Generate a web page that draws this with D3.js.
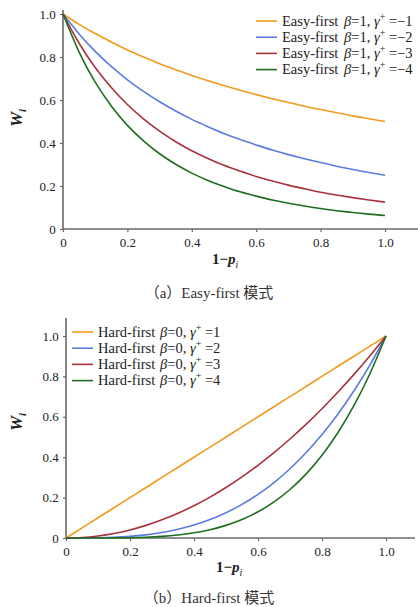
<!DOCTYPE html>
<html><head><meta charset="utf-8">
<script src="https://cdn.jsdelivr.net/npm/d3@7"></script>
<style>
html,body{margin:0;padding:0;background:#fff;}
svg{display:block;}
svg text{font-family:"Liberation Serif","DejaVu Serif","Times New Roman",serif;}
svg text.cap{font-family:"Liberation Serif","Noto Sans CJK SC",serif;}
</style></head>
<body>
<svg id="c" width="418" height="607"></svg>
<script>
// ---------- data ----------
const xValues = [0, 0.05, 0.1, 0.15, 0.2, 0.25, 0.3, 0.35, 0.4, 0.45, 0.5, 0.55, 0.6, 0.65, 0.7, 0.75, 0.8, 0.85, 0.9, 0.95, 1.0];
const xTicks = [0, 0.2, 0.4, 0.6, 0.8, 1.0];
const yTicks = [0, 0.2, 0.4, 0.6, 0.8, 1.0];

const easyLabels = ["Easy-first", "Easy-first", "Easy-first", "Easy-first"];
const easyBeta = ["1", "1", "1", "1"];
const easyGamma = ["\u22121", "\u22122", "\u22123", "\u22124"];
const easyG1 = [1, 0.952, 0.909, 0.870, 0.833, 0.800, 0.769, 0.741, 0.714, 0.690, 0.667, 0.645, 0.625, 0.606, 0.588, 0.571, 0.556, 0.541, 0.526, 0.513, 0.500];
const easyG2 = [1, 0.907, 0.826, 0.756, 0.694, 0.640, 0.592, 0.549, 0.510, 0.476, 0.444, 0.416, 0.391, 0.367, 0.346, 0.327, 0.309, 0.292, 0.277, 0.263, 0.250];
const easyG3 = [1, 0.864, 0.751, 0.658, 0.579, 0.512, 0.455, 0.406, 0.364, 0.328, 0.296, 0.269, 0.244, 0.223, 0.204, 0.187, 0.171, 0.158, 0.146, 0.135, 0.125];
const easyG4 = [1, 0.823, 0.683, 0.572, 0.482, 0.410, 0.350, 0.301, 0.260, 0.226, 0.198, 0.173, 0.153, 0.135, 0.120, 0.107, 0.095, 0.085, 0.077, 0.069, 0.0625];

const hardLabels = ["Hard-first", "Hard-first", "Hard-first", "Hard-first"];
const hardBeta = ["0", "0", "0", "0"];
const hardGamma = ["1", "2", "3", "4"];
const hardG1 = [0, 0.05, 0.1, 0.15, 0.2, 0.25, 0.3, 0.35, 0.4, 0.45, 0.5, 0.55, 0.6, 0.65, 0.7, 0.75, 0.8, 0.85, 0.9, 0.95, 1.0];
const hardG2 = [0, 0.0001, 0.001, 0.0034, 0.008, 0.0156, 0.027, 0.0429, 0.064, 0.0911, 0.125, 0.1664, 0.216, 0.2746, 0.343, 0.4219, 0.512, 0.6141, 0.729, 0.8574, 1.0];
const hardG3 = [0, 0.0025, 0.01, 0.0225, 0.04, 0.0625, 0.09, 0.1225, 0.16, 0.2025, 0.25, 0.3025, 0.36, 0.4225, 0.49, 0.5625, 0.64, 0.7225, 0.81, 0.9025, 1.0];
const hardG4 = [0, 0.0000, 0.0001, 0.0005, 0.0016, 0.0039, 0.0081, 0.0150, 0.0256, 0.0410, 0.0625, 0.0915, 0.1296, 0.1785, 0.2401, 0.3164, 0.4096, 0.5220, 0.6561, 0.8145, 1.0];

const colors = ["#f39a1e", "#5b7be0", "#a8323c", "#1f6e1f"];

// ---------- drawing ----------
const svg = d3.select("#c");
const axisColor = "#6a6a6a";

function panel(cfg) {
  const x = d3.scaleLinear().domain([0, 1]).range([cfg.x0, cfg.x1]);
  const y = d3.scaleLinear().domain([0, 1]).range([cfg.y0, cfg.y1]);
  const g = svg.append("g");

  const fmt = d => d === 0 ? "0" : d3.format(".1f")(d);
  const xa = g.append("g").attr("transform", `translate(0,${cfg.y0})`)
    .call(d3.axisBottom(x).tickValues(xTicks).tickSize(3).tickSizeOuter(0).tickFormat(fmt));
  xa.select(".domain").attr("d", `M${cfg.x0},0H${cfg.xEnd}`);
  const ya = g.append("g").attr("transform", `translate(${cfg.x0},0)`)
    .call(d3.axisLeft(y).tickValues(yTicks).tickSize(3).tickSizeOuter(0).tickFormat(fmt));
  ya.select(".domain").attr("d", `M0,${cfg.y0}V${cfg.yTop}`);
  [xa, ya].forEach(a => {
    a.attr("font-family", null);
    a.select(".domain").attr("stroke", axisColor).attr("stroke-width", 1.6);
    a.selectAll(".tick line").attr("stroke", axisColor).attr("stroke-width", 1.2);
    a.selectAll(".tick text").attr("fill", "#222").attr("font-size", 13);
  });
  xa.selectAll(".tick text").attr("dy", "0.95em");
  ya.selectAll(".tick text").attr("dx", "-0.1em");

  const line = d3.line().x((d, i) => x(xValues[i])).y(d => y(d)).curve(d3.curveNatural);
  cfg.series.forEach((s, i) => {
    g.append("path").datum(s).attr("d", line)
      .attr("fill", "none").attr("stroke", colors[i]).attr("stroke-width", 1.6);
  });

  cfg.labels.forEach((lab, i) => {
    const ly = cfg.legY + i * 16.2;
    g.append("line").attr("x1", cfg.legX).attr("x2", cfg.legX + 21)
      .attr("y1", ly).attr("y2", ly).attr("stroke", colors[i]).attr("stroke-width", 1.6);
    g.append("text").attr("x", cfg.legX + 26).attr("y", ly + 4.5)
      .attr("font-size", 14.5).attr("fill", "#222").text(lab);
    const t = g.append("text").attr("x", cfg.legX + 88).attr("y", ly + 4.5)
      .attr("font-size", 14.5).attr("fill", "#222");
    t.append("tspan").attr("font-style", "italic").text("\u03B2");
    t.append("tspan").text("=" + cfg.beta[i] + ", ");
    t.append("tspan").attr("font-style", "italic").text("\u03B3");
    t.append("tspan").attr("font-size", 10).attr("dy", -6).text("+");
    t.append("tspan").attr("dy", 6).text(" =" + cfg.gamma[i]);
  });

  const yl = g.append("text").attr("transform", `translate(${cfg.yLabX},${cfg.yLabY}) rotate(-90)`)
    .attr("text-anchor", "middle").attr("font-size", 17)
    .attr("font-weight", "bold").attr("font-style", "italic").attr("fill", "#222");
  yl.append("tspan").text("W");
  yl.append("tspan").attr("font-size", 11).attr("dy", 4).text("i");

  const xl = g.append("text").attr("x", cfg.xLabX).attr("y", cfg.xLabY)
    .attr("font-size", 15).attr("fill", "#222");
  xl.append("tspan").attr("font-weight", "bold").text("1\u2212");
  xl.append("tspan").attr("font-style", "italic").attr("font-weight", "bold").text("p");
  xl.append("tspan").attr("font-size", 10).attr("font-style", "italic").attr("dy", 4).text("i");

  svg.append("text").attr("class", "cap").attr("x", 209).attr("y", cfg.capY).attr("text-anchor", "middle")
    .attr("font-size", 15).attr("fill", "#333").text(cfg.caption);
}

panel({
  x0: 63, x1: 385, xEnd: 418, y0: 229, y1: 14, yTop: 10,
  series: [easyG1, easyG2, easyG3, easyG4],
  labels: easyLabels, beta: easyBeta, gamma: easyGamma,
  legX: 256, legY: 21,
  yLabX: 22, yLabY: 118, xLabX: 212, xLabY: 264,
  capY: 298, caption: "（a）Easy-first 模式"
});

panel({
  x0: 66, x1: 386, xEnd: 415, y0: 538, y1: 336, yTop: 318,
  series: [hardG1, hardG2, hardG3, hardG4],
  labels: hardLabels, beta: hardBeta, gamma: hardGamma,
  legX: 72, legY: 332,
  yLabX: 22, yLabY: 422, xLabX: 216, xLabY: 572,
  capY: 603, caption: "（b）Hard-first 模式"
});
</script>
</body></html>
******
#### [Task to carry out]
Starting at the top of the listing above, reproduce each line up to and including the one with "0.077, 0.069, 0.0625];"; omit the pictures.

#### [Answer to the problem]
Generate a web page that draws this with D3.js.
<!DOCTYPE html>
<html><head><meta charset="utf-8">
<script src="https://cdn.jsdelivr.net/npm/d3@7"></script>
<style>
html,body{margin:0;padding:0;background:#fff;}
svg{display:block;}
svg text{font-family:"Liberation Serif","DejaVu Serif","Times New Roman",serif;}
svg text.cap{font-family:"Liberation Serif","Noto Sans CJK SC",serif;}
</style></head>
<body>
<svg id="c" width="418" height="607"></svg>
<script>
// ---------- data ----------
const xValues = [0, 0.05, 0.1, 0.15, 0.2, 0.25, 0.3, 0.35, 0.4, 0.45, 0.5, 0.55, 0.6, 0.65, 0.7, 0.75, 0.8, 0.85, 0.9, 0.95, 1.0];
const xTicks = [0, 0.2, 0.4, 0.6, 0.8, 1.0];
const yTicks = [0, 0.2, 0.4, 0.6, 0.8, 1.0];

const easyLabels = ["Easy-first", "Easy-first", "Easy-first", "Easy-first"];
const easyBeta = ["1", "1", "1", "1"];
const easyGamma = ["\u22121", "\u22122", "\u22123", "\u22124"];
const easyG1 = [1, 0.952, 0.909, 0.870, 0.833, 0.800, 0.769, 0.741, 0.714, 0.690, 0.667, 0.645, 0.625, 0.606, 0.588, 0.571, 0.556, 0.541, 0.526, 0.513, 0.500];
const easyG2 = [1, 0.907, 0.826, 0.756, 0.694, 0.640, 0.592, 0.549, 0.510, 0.476, 0.444, 0.416, 0.391, 0.367, 0.346, 0.327, 0.309, 0.292, 0.277, 0.263, 0.250];
const easyG3 = [1, 0.864, 0.751, 0.658, 0.579, 0.512, 0.455, 0.406, 0.364, 0.328, 0.296, 0.269, 0.244, 0.223, 0.204, 0.187, 0.171, 0.158, 0.146, 0.135, 0.125];
const easyG4 = [1, 0.823, 0.683, 0.572, 0.482, 0.410, 0.350, 0.301, 0.260, 0.226, 0.198, 0.173, 0.153, 0.135, 0.120, 0.107, 0.095, 0.085, 0.077, 0.069, 0.0625];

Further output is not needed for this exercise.